Streamlining CI/CD with GitHub Actions Matrix Builds for Sequential Deployments
GitHub Actions matrix builds are usually about running things in parallel — test across multiple OS versions, Node versions, whatever. But you can also use them to run things sequentially, which turns out to be a clean way to handle multi-stage deployments.
The trick: max-parallel 1
Say you’re deploying to development, integration, and production, and the steps are identical across stages. Instead of copy-pasting the same job three times, use a matrix with max-parallel: 1:
jobs:
deploy:
runs-on: ubuntu-latest
strategy:
matrix:
stage: ['development', 'integration', 'production']
fail-fast: true
max-parallel: 1
steps:
- name: Execute deployment tasks
uses: ...
with: ...
max-parallel: 1 forces the stages to run one at a time, in order. fail-fast: true stops the whole pipeline if any stage fails — so a broken development deploy won’t roll forward into production.

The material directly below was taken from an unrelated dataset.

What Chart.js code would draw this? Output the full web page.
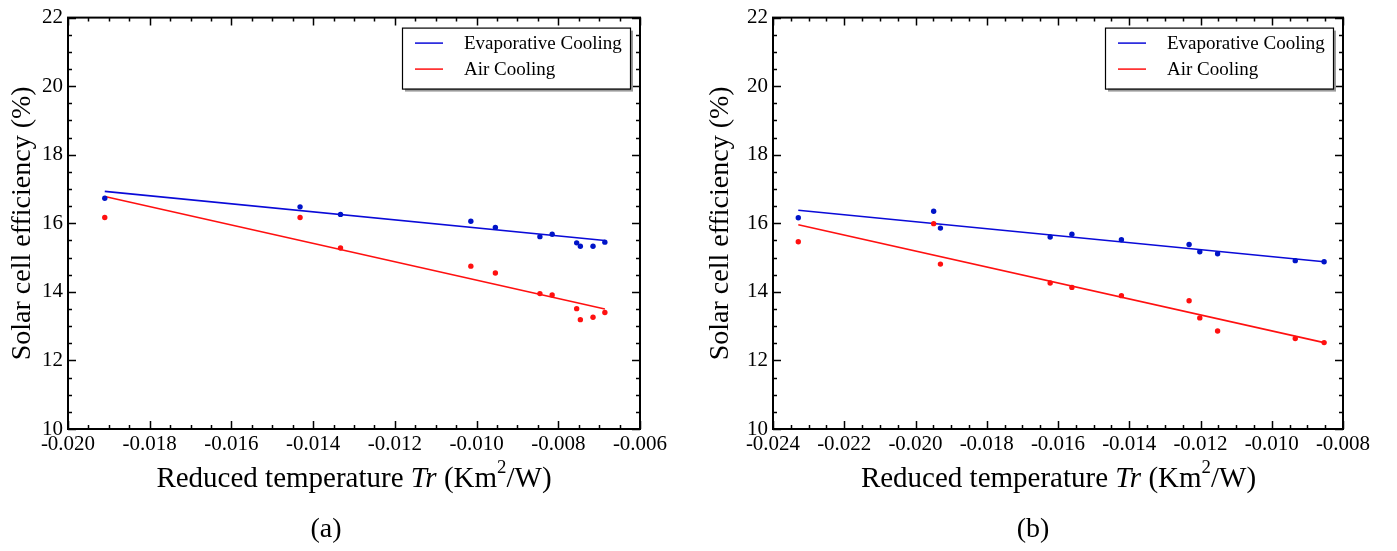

Per-stage secrets with GitHub Environments
This pairs well with GitHub Environments. Set environment: name: ${{ matrix.stage }} and each matrix run picks up the secrets configured for that environment:
jobs:
deploy:
runs-on: ubuntu-latest
strategy:
matrix:
stage: ['development', 'integration', 'production']
fail-fast: true
max-parallel: 1
environment:
name: ${{ matrix.stage }}
steps:
- name: Configure AWS Credentials
uses: aws-actions/configure-aws-credentials@v1
with:
aws-access-key-id: ${{ secrets.AWS_ACCESS_KEY_ID }}
aws-secret-access-key: ${{ secrets.AWS_SECRET_ACCESS_KEY }}
aws-region: wonderland-central-1
- name: Execute deployment tasks
uses: ...
with: ...
Same secrets.AWS_ACCESS_KEY_ID reference in the YAML, different actual values per stage. No conditionals, no duplicated jobs.
That’s it. One job definition, sequential execution, per-environment secrets, and the pipeline stops on first failure.